While Moodie and Akin refuse at almost every turn to offer up pat or easy solutions, they suggest there is blame enough and more to go around, and they spare no one — from politicians of every stripe, to journalists with an agenda and middle-class philosophers of every hue.
Already a proven talent at creating dialogue for his characters on stage, in this unconventional play, Moodie seems determined to demonstrate an equally impressive talent for creating dialogue offstage — and he succeeds.
Under Akin’s direction, a hugely talented cast gives polished, thought-provoking performances, each member tackling a multitude of roles with unflinching candor, making the most of Kelly Wolf’s simple but effective urban set and Moodie’s wonderfully observed prose.
Together they create what is arguably one of the most compelling plays on race and violence this city has ever seen.
And if the solution to the problem is only to be found, as one suspects, in community dialogue, then while they offer no solutions, they at least set us on a road that, if followed, might just move our city from Toronto the Good to Toronto the Better.
Toronto the Good
Richard Ouzounian
the Toronto Star
Listen closely to Toronto the Good, Andrew Moodie’s new play that opened last night at Factory Theatre, and you will truly hear the sound of our city.
Everyone from the black rappers and the Irish cops to the conflicted francophones and inbred WASPs fall under Moodie’s microscope. Or perhaps I should say microphone, because it’s his ear for speech that’s so accurate, deadly.
A young black man is stopped while driving his car and discovered to be carrying a gun. The Crown wants him behind bars; his defence is that he was racially profiled.
That may sound like a common enough case to you, but Moodie knows how to turn the screws. The man gunning for conviction is Thomas, a right-leaning Crown attorney who happens to be black. The defence is in the hands of Simon, a far-left dude with enough issues to launch a magazine.
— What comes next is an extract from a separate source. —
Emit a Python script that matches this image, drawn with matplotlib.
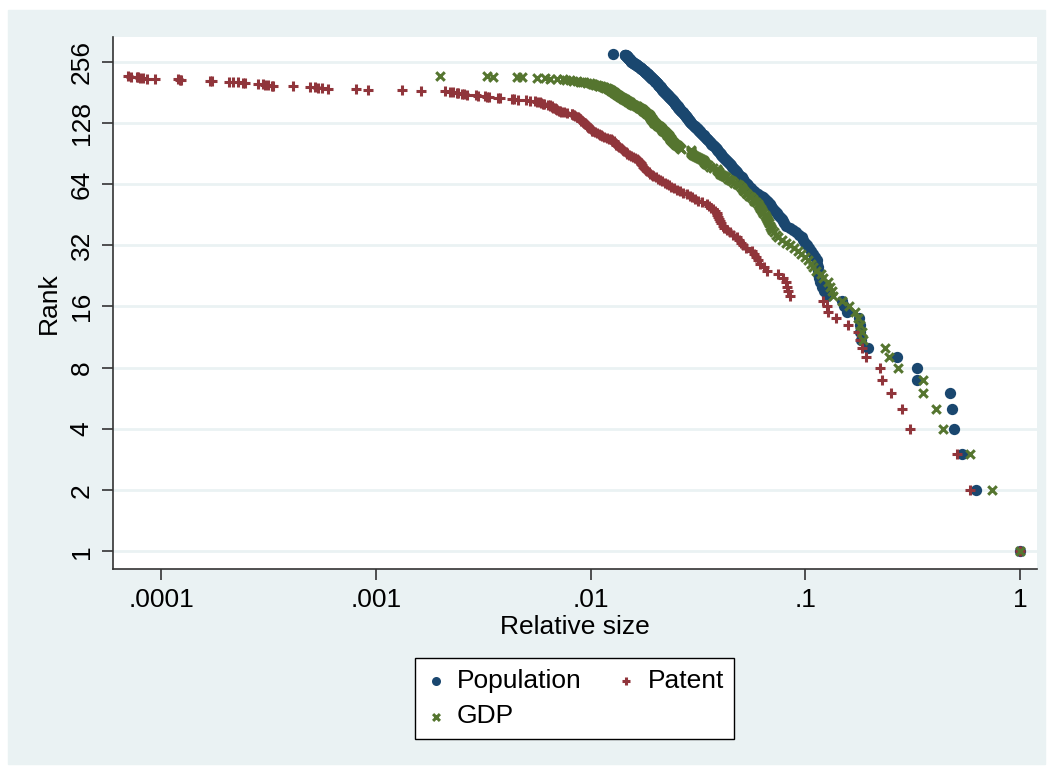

Add to this the information that Thomas has been racially profiled himself on several occasions, quarrels over ethnic issues with his pregnant Franco-Canadian wife and isn’t sure that every gangsta is worth saving and you have a nicely complex story.
Moodie avoids glib answers and predictable side-taking, except for one scene near the end when Thomas and Simon square off and start lobbing political insults at each other. Most of the time, however, the action is swift in Philip Akin’s impactful production and the acting highly persuasive.
Xuan Fraser hits all the required marks as Thomas, with an ironic wit that he turns on himself like a double-edged razor blade. Brian Marler is equally fine as Simon, making this morally loose cannon of a man someone we like and pity, rather than despise.
Stéphanie Broschart is warmly winning as Almanda, Thomas’s wife, and Sandra Forsell has a nice strength as the beleaguered cop, Elsie.
Marcel Stewart shows admirable range playing a variety of young men and Miranda Edwards runs an equally impressive gamut of assignments from a duplicitous Toronto Star reporter (clearly a gross piece of fiction!) to a no-nonsense prostitute.
In the end, Moodie makes no giant statement and builds to no huge climax, which is a bit of a disappointment. But the journey along the way has been well worth taking and anyone interested in the future of this city should pay a visit to Toronto the Good.